Apple made the arguments today to US Magistrate Judge Paul S. Grewal in federal court in San Jose, California. Apple's bid to expand the lawsuit follows Samsung's October 1 move to add patent-infringement claims against the iPhone 5 in the same case. Apple won a $US1.05 billion jury verdict against Samsung on August 24 in a separate patent case in the same court.

Filings by both companies in their two cases before US District Judge Lucy Koh show no let-up in their battle on four continents to retain dominance in the $US219 billion global smartphone market.

In August, Samsung began US sales of the Galaxy Note 10.1, equipped with a stylus — a feature Apple's iPad doesn't offer, and which builds on Samsung's Galaxy Note 5.3, a similarly stylus-equipped smartphone that came out earlier this year. Jelly Bean is Google's latest version of the Android operating system that runs on Samsung mobile devices as well as Google's Nexus 7 handheld computer, which was released in June.
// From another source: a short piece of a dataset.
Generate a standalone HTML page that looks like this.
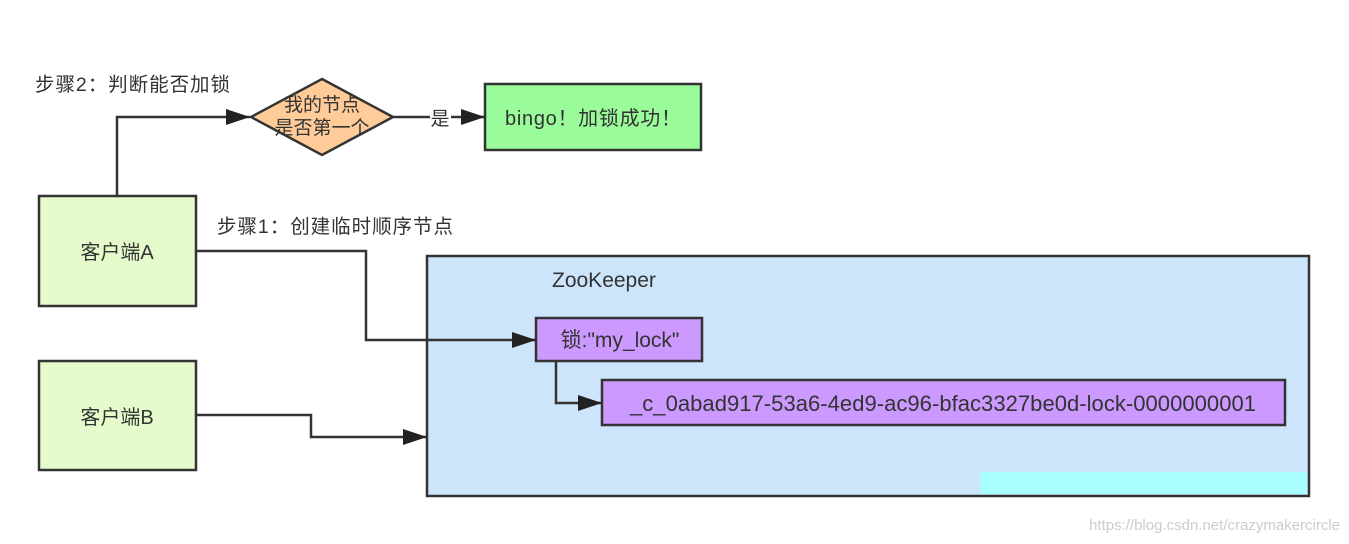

On October 1, Koh rescinded a ban on US sales of Samsung's Galaxy Tab 10.1 that she imposed in June, deciding there were no grounds for keeping the preliminary injunction in place after jurors concluded in their August 24 verdict that Samsung didn't infringe the Apple design patent that was the basis for the injunction.


Apple, based in Cupertino, California, contended the ban should remain in place because the jury found the Galaxy Tab infringed other patents at issue in the case.

2014 trial

The case in which Apple added the Galaxy Note 10.1 and Jelly Bean operating system is scheduled for trial in 2014.

Apple already has won a preliminary order from Koh blocking US sales of Samsung's Nexus smartphone. In August, Apple added the Galaxy S III smartphone to its list of products that it says infringe its patents.

In the previous patent lawsuit between the two companies that went to trial in July, the jury found that Suwon, South Korea-based Samsung infringed six of seven Apple patents at stake.

Koh has scheduled December hearings in that case to consider Apple's request for a permanent US sales ban on eight Samsung smartphone models and the Tab 10.1. She will also consider Samsung's bid to get the August verdict thrown out based on claims of juror misconduct.